Everything in the listing except the pictures should be written out exactly.

━━━━━━━━

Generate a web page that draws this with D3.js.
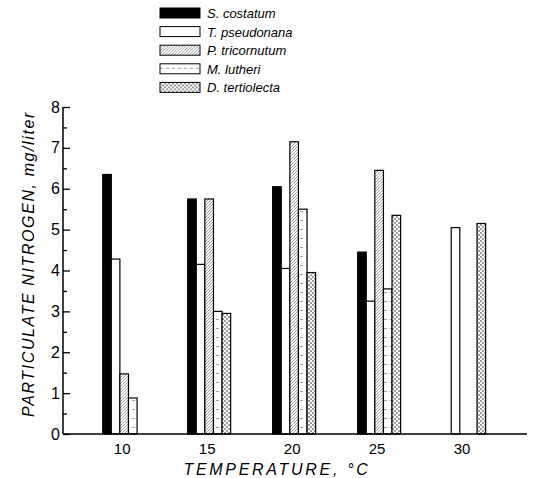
<!DOCTYPE html>
<html lang="en">
<head>
    <meta charset="UTF-8">
    <title>Particulate nitrogen vs temperature</title>
    <script src="https://cdn.jsdelivr.net/npm/d3@7"></script>
    <style>
        body { margin: 0; background: #fff; }
        text { font-family: "Liberation Sans", Arial, sans-serif; fill: #000; }
    </style>
</head>
<body>
    <script>
        // data
        const temps = [10, 15, 20, 25, 30];
        const species = ["S. costatum", "T. pseudonana", "P. tricornutum", "M. lutheri", "D. tertiolecta"];
        const sCostatum = [6.35, 5.75, 6.05, 4.45, null];
        const tPseudonana = [4.28, 4.15, 4.05, 3.25, 5.05];
        const pTricornutum = [1.47, 5.75, 7.15, 6.45, null];
        const mLutheri = [0.88, 3.0, 5.5, 3.55, null];
        const dTertiolecta = [null, 2.95, 3.95, 5.35, 5.15];
        const yTicks = [0, 1, 2, 3, 4, 5, 6, 7, 8];

        const series = [sCostatum, tPseudonana, pTricornutum, mLutheri, dTertiolecta];

        const width = 536;
        const height = 478;
        const barW = 8.6;

        const x = d3.scaleLinear()
            .domain([6.4, 33.7])
            .range([63, 527]);

        const y = d3.scaleLinear()
            .domain([0, 8])
            .range([434, 107]);

        const svg = d3.select("body").append("svg")
            .attr("width", width)
            .attr("height", height)
            .attr("viewBox", [0, 0, width, height]);

        // fill patterns
        const defs = svg.append("defs");

        const hatch = defs.append("pattern")
            .attr("id", "hatch")
            .attr("patternUnits", "userSpaceOnUse")
            .attr("width", 3).attr("height", 3);
        hatch.append("rect").attr("width", 3).attr("height", 3).attr("fill", "#fff");
        hatch.append("path")
            .attr("d", "M0,3 L3,0 M-1,1 L1,-1 M2,4 L4,2")
            .attr("stroke", "#666").attr("stroke-width", 0.6);

        const lines = defs.append("pattern")
            .attr("id", "lines")
            .attr("patternUnits", "userSpaceOnUse")
            .attr("width", 6).attr("height", 9);
        lines.append("rect").attr("width", 6).attr("height", 9).attr("fill", "#fff");
        lines.append("path")
            .attr("d", "M0,4.5 H3")
            .attr("stroke", "#777").attr("stroke-width", 0.7);

        const dots = defs.append("pattern")
            .attr("id", "dots")
            .attr("patternUnits", "userSpaceOnUse")
            .attr("width", 4).attr("height", 4);
        dots.append("rect").attr("width", 4).attr("height", 4).attr("fill", "#fff");
        dots.append("circle").attr("cx", 1).attr("cy", 1).attr("r", 0.8).attr("fill", "#222");
        dots.append("circle").attr("cx", 3).attr("cy", 3).attr("r", 0.8).attr("fill", "#222");

        const fills = ["#000", "#fff", "url(#hatch)", "url(#lines)", "url(#dots)"];

        // bars
        series.forEach((vals, j) => {
            svg.append("g")
                .selectAll("rect")
                .data(temps.map((t, i) => ({ t, v: vals[i] })).filter(d => d.v != null))
                .join("rect")
                .attr("x", d => x(d.t) + (j - 2.5) * barW)
                .attr("y", d => y(d.v))
                .attr("width", barW)
                .attr("height", d => y(0) - y(d.v))
                .attr("fill", fills[j])
                .attr("stroke", "#000")
                .attr("stroke-width", 1.2);
        });

        // y axis: ticks point inward, half-unit minor ticks
        const yAxis = d3.axisRight(y)
            .tickValues(d3.range(0, 8.01, 0.5))
            .tickSize(6)
            .tickFormat("");
        svg.append("g")
            .attr("transform", `translate(${x.range()[0]},0)`)
            .call(yAxis)
            .call(g => g.select(".domain").attr("d", `M0,${y(0)}V${y(8)}`).attr("stroke-width", 1.5))
            .call(g => g.selectAll(".tick line")
                .attr("x2", d => Number.isInteger(d) ? 7 : 4)
                .attr("stroke-width", 1.3));

        svg.append("g")
            .selectAll("text")
            .data(yTicks)
            .join("text")
            .attr("x", x.range()[0] - 3)
            .attr("y", d => y(d) + 5.5)
            .attr("text-anchor", "end")
            .attr("font-size", 16)
            .text(d => d);

        // x axis
        svg.append("line")
            .attr("x1", x.range()[0]).attr("x2", x.range()[1])
            .attr("y1", y(0)).attr("y2", y(0))
            .attr("stroke", "#000").attr("stroke-width", 1.5);

        svg.append("g")
            .selectAll("text")
            .data(temps)
            .join("text")
            .attr("x", d => x(d) - 2)
            .attr("y", 454)
            .attr("text-anchor", "middle")
            .attr("font-size", 15)
            .text(d => d);

        // axis titles
        svg.append("text")
            .attr("x", 277)
            .attr("y", 475)
            .attr("text-anchor", "middle")
            .attr("font-size", 16)
            .attr("font-style", "italic")
            .attr("letter-spacing", 2.7)
            .text("TEMPERATURE, °C");

        svg.append("text")
            .attr("transform", "translate(34,264) rotate(-90)")
            .attr("text-anchor", "middle")
            .attr("font-size", 16)
            .attr("font-style", "italic")
            .attr("letter-spacing", 1.6)
            .text("PARTICULATE  NITROGEN, mg/liter");

        // legend
        const legend = svg.append("g")
            .attr("transform", "translate(160,8)");
        species.forEach((name, j) => {
            const row = legend.append("g").attr("transform", `translate(0,${j * 18.6})`);
            row.append("rect")
                .attr("width", 40).attr("height", 10)
                .attr("fill", fills[j])
                .attr("stroke", "#000").attr("stroke-width", 1);
            row.append("text")
                .attr("x", 47).attr("y", 10)
                .attr("font-size", 13)
                .attr("font-style", "italic")
                .text(name);
        });
    </script>
</body>
</html>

━━━━━━━━

= WORKED SOLUTION =
Generate a web page that draws this with D3.js.
<!DOCTYPE html>
<html lang="en">
<head>
    <meta charset="UTF-8">
    <title>Particulate nitrogen vs temperature</title>
    <script src="https://cdn.jsdelivr.net/npm/d3@7"></script>
    <style>
        body { margin: 0; background: #fff; }
        text { font-family: "Liberation Sans", Arial, sans-serif; fill: #000; }
    </style>
</head>
<body>
    <script>
        // data
        const temps = [10, 15, 20, 25, 30];
        const species = ["S. costatum", "T. pseudonana", "P. tricornutum", "M. lutheri", "D. tertiolecta"];
        const sCostatum = [6.35, 5.75, 6.05, 4.45, null];
        const tPseudonana = [4.28, 4.15, 4.05, 3.25, 5.05];
        const pTricornutum = [1.47, 5.75, 7.15, 6.45, null];
        const mLutheri = [0.88, 3.0, 5.5, 3.55, null];
        const dTertiolecta = [null, 2.95, 3.95, 5.35, 5.15];
        const yTicks = [0, 1, 2, 3, 4, 5, 6, 7, 8];

        const series = [sCostatum, tPseudonana, pTricornutum, mLutheri, dTertiolecta];

        const width = 536;
        const height = 478;
        const barW = 8.6;

        const x = d3.scaleLinear()
            .domain([6.4, 33.7])
            .range([63, 527]);

        const y = d3.scaleLinear()
            .domain([0, 8])
            .range([434, 107]);

        const svg = d3.select("body").append("svg")
            .attr("width", width)
            .attr("height", height)
            .attr("viewBox", [0, 0, width, height]);

        // fill patterns
        const defs = svg.append("defs");

        const hatch = defs.append("pattern")
            .attr("id", "hatch")
            .attr("patternUnits", "userSpaceOnUse")
            .attr("width", 3).attr("height", 3);
        hatch.append("rect").attr("width", 3).attr("height", 3).attr("fill", "#fff");
        hatch.append("path")
            .attr("d", "M0,3 L3,0 M-1,1 L1,-1 M2,4 L4,2")
            .attr("stroke", "#666").attr("stroke-width", 0.6);

        const lines = defs.append("pattern")
            .attr("id", "lines")
            .attr("patternUnits", "userSpaceOnUse")
            .attr("width", 6).attr("height", 9);
        lines.append("rect").attr("width", 6).attr("height", 9).attr("fill", "#fff");
        lines.append("path")
            .attr("d", "M0,4.5 H3")
            .attr("stroke", "#777").attr("stroke-width", 0.7);

        const dots = defs.append("pattern")
            .attr("id", "dots")
            .attr("patternUnits", "userSpaceOnUse")
            .attr("width", 4).attr("height", 4);
        dots.append("rect").attr("width", 4).attr("height", 4).attr("fill", "#fff");
        dots.append("circle").attr("cx", 1).attr("cy", 1).attr("r", 0.8).attr("fill", "#222");
        dots.append("circle").attr("cx", 3).attr("cy", 3).attr("r", 0.8).attr("fill", "#222");

        const fills = ["#000", "#fff", "url(#hatch)", "url(#lines)", "url(#dots)"];

        // bars
        series.forEach((vals, j) => {
            svg.append("g")
                .selectAll("rect")
                .data(temps.map((t, i) => ({ t, v: vals[i] })).filter(d => d.v != null))
                .join("rect")
                .attr("x", d => x(d.t) + (j - 2.5) * barW)
                .attr("y", d => y(d.v))
                .attr("width", barW)
                .attr("height", d => y(0) - y(d.v))
                .attr("fill", fills[j])
                .attr("stroke", "#000")
                .attr("stroke-width", 1.2);
        });

        // y axis: ticks point inward, half-unit minor ticks
        const yAxis = d3.axisRight(y)
            .tickValues(d3.range(0, 8.01, 0.5))
            .tickSize(6)
            .tickFormat("");
        svg.append("g")
            .attr("transform", `translate(${x.range()[0]},0)`)
            .call(yAxis)
            .call(g => g.select(".domain").attr("d", `M0,${y(0)}V${y(8)}`).attr("stroke-width", 1.5))
            .call(g => g.selectAll(".tick line")
                .attr("x2", d => Number.isInteger(d) ? 7 : 4)
                .attr("stroke-width", 1.3));

        svg.append("g")
            .selectAll("text")
            .data(yTicks)
            .join("text")
            .attr("x", x.range()[0] - 3)
            .attr("y", d => y(d) + 5.5)
            .attr("text-anchor", "end")
            .attr("font-size", 16)
            .text(d => d);

        // x axis
        svg.append("line")
            .attr("x1", x.range()[0]).attr("x2", x.range()[1])
            .attr("y1", y(0)).attr("y2", y(0))
            .attr("stroke", "#000").attr("stroke-width", 1.5);

        svg.append("g")
            .selectAll("text")
            .data(temps)
            .join("text")
            .attr("x", d => x(d) - 2)
            .attr("y", 454)
            .attr("text-anchor", "middle")
            .attr("font-size", 15)
            .text(d => d);

        // axis titles
        svg.append("text")
            .attr("x", 277)
            .attr("y", 475)
            .attr("text-anchor", "middle")
            .attr("font-size", 16)
            .attr("font-style", "italic")
            .attr("letter-spacing", 2.7)
            .text("TEMPERATURE, °C");

        svg.append("text")
            .attr("transform", "translate(34,264) rotate(-90)")
            .attr("text-anchor", "middle")
            .attr("font-size", 16)
            .attr("font-style", "italic")
            .attr("letter-spacing", 1.6)
            .text("PARTICULATE  NITROGEN, mg/liter");

        // legend
        const legend = svg.append("g")
            .attr("transform", "translate(160,8)");
        species.forEach((name, j) => {
            const row = legend.append("g").attr("transform", `translate(0,${j * 18.6})`);
            row.append("rect")
                .attr("width", 40).attr("height", 10)
                .attr("fill", fills[j])
                .attr("stroke", "#000").attr("stroke-width", 1);
            row.append("text")
                .attr("x", 47).attr("y", 10)
                .attr("font-size", 13)
                .attr("font-style", "italic")
                .text(name);
        });
    </script>
</body>
</html>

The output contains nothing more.